Why do I care more about Armie Hammer than fashion?
Priorities, they say.
Words by Raquel Fernández Sobrín
Today’s news is an interview where Paige Lorenze gives more details about the abusive relationship she had with Armie Hammer. Since the leak of the actor’s first direct messages that brought the issue of cannibalism to the forefront in early January, some two hundred women have contacted that first voice to share their horror stories and two others, in addition to Lorenze, have spoken publicly about theirs. Since then I have read 200 screenshots and dozens of news stories on the subject. The case has become natural part of the most sacred time of my journey: the couple hours that follow the early morning alarm. A year ago this would not have happened. To be fair, a year ago I wouldn’t have made it past the first headline or cared about Miss Cayman because I would have been busy with other things, those other things being plain and simple fashion and its weeks. In January we have menswear, Pre-Fall presentations and haute couture. A year ago Paris would have been a party. Today it is a place shadowed by the thread of a new lockdown and another word in the reviews about the collections presented in digital format.

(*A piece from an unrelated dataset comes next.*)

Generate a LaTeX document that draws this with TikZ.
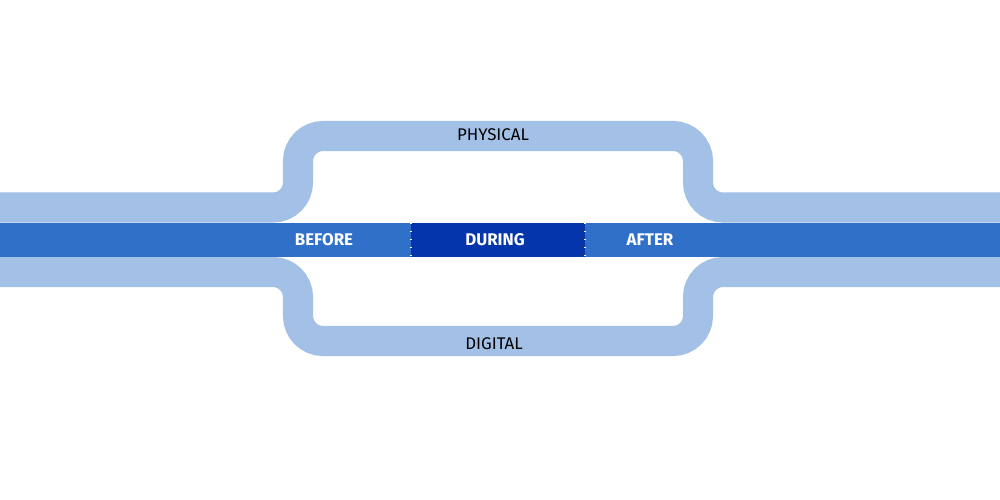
\documentclass[tikz,border=0pt]{standalone}
\usepackage{fontspec}
\setmainfont{Fira Sans}
\definecolor{bandlight}{HTML}{A3C0E6}
\definecolor{bardark}{HTML}{3070C8}
\definecolor{duringblue}{HTML}{0535AA}
\begin{document}
\begin{tikzpicture}[x=0.01cm,y=-0.01cm,
  band/.style={draw=bandlight,line width=0.3cm,rounded corners=0.25cm},
  barlabel/.style={text=white,font=\fontsize{4.8}{5}\selectfont\bfseries},
  pathlabel/.style={text=black,font=\fontsize{4.8}{5}\selectfont}]
\useasboundingbox (0,0) rectangle (1000,500);
\fill[white] (0,0) rectangle (1000,500);
\begin{scope}
\clip (0,0) rectangle (1000,500);
% upper path
\draw[band] (-20,207.5) -- (298,207.5) -- (298,136) -- (698,136) -- (698,207.5) -- (1020,207.5);
% lower path
\draw[band] (-20,272) -- (298,272) -- (298,341) -- (698,341) -- (698,272) -- (1020,272);
% bar
\fill[bardark] (0,223) rectangle (1000,256.5);
\fill[duringblue] (411,223) rectangle (585,256.5);
\draw[white,dotted,line width=0.3pt] (411,223) -- (411,256.5);
\draw[white,dotted,line width=0.3pt] (585,223) -- (585,256.5);
\end{scope}
\node[barlabel] (before) at (324,240) {BEFORE};
\node[barlabel] (during) at (495,240) {DURING};
\node[barlabel] (after) at (650,240) {AFTER};
\node[pathlabel] (physical) at (493,135) {PHYSICAL};
\node[pathlabel] (digital) at (494,344) {DIGITAL};
\end{tikzpicture}
\end{document}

Everything has changed. Everything except for fashion, because fashion goes on with its calendar even though the world has not been able to find the time to wear everything the industry brings to the stores for almost twelve months, still considers its minimal effort to be more environmentally friendly enough, still deals with the issue of diversity in a forced way and does not delve into the dirty laundry generated behind its own scenes (in the Alexander Wang scandal, reporting the facts should not have been the sole role of the specialized media).
It’s also about to be the anniversary of the last time I bought something I haven’t worn, a red Christopher Kane dress that represents everything that could have been but wasn’t. It still has the tag that proves it is new, but after all this time hanging in the closet it looks like an old picture to me. Actually, almost everything that lives within the four walls of my walk in closet seems to be made for another world and another life, because in this world and this life it is normal that my boyfriend discovers another of my domestic mania before finding out about my talent when it comes to get dressed for dinner. Recently he asked me how many clothes I do have. Just like that, out of the blue. He was hoping to get a number, but I couldn’t give him even an approximate figure. Not only do I not have an inventory, but it has always been impossible for me not to associate clothes with experiences. It’s not a jacket, it’s “the jacket I wore when…”. Well: at that moment I realized that the fashion industry is somehow hidden in my closet, with my garments and experiences of the past waiting for the arrival of a future in which the present does not place them in the penultimate place on the list of things of importance.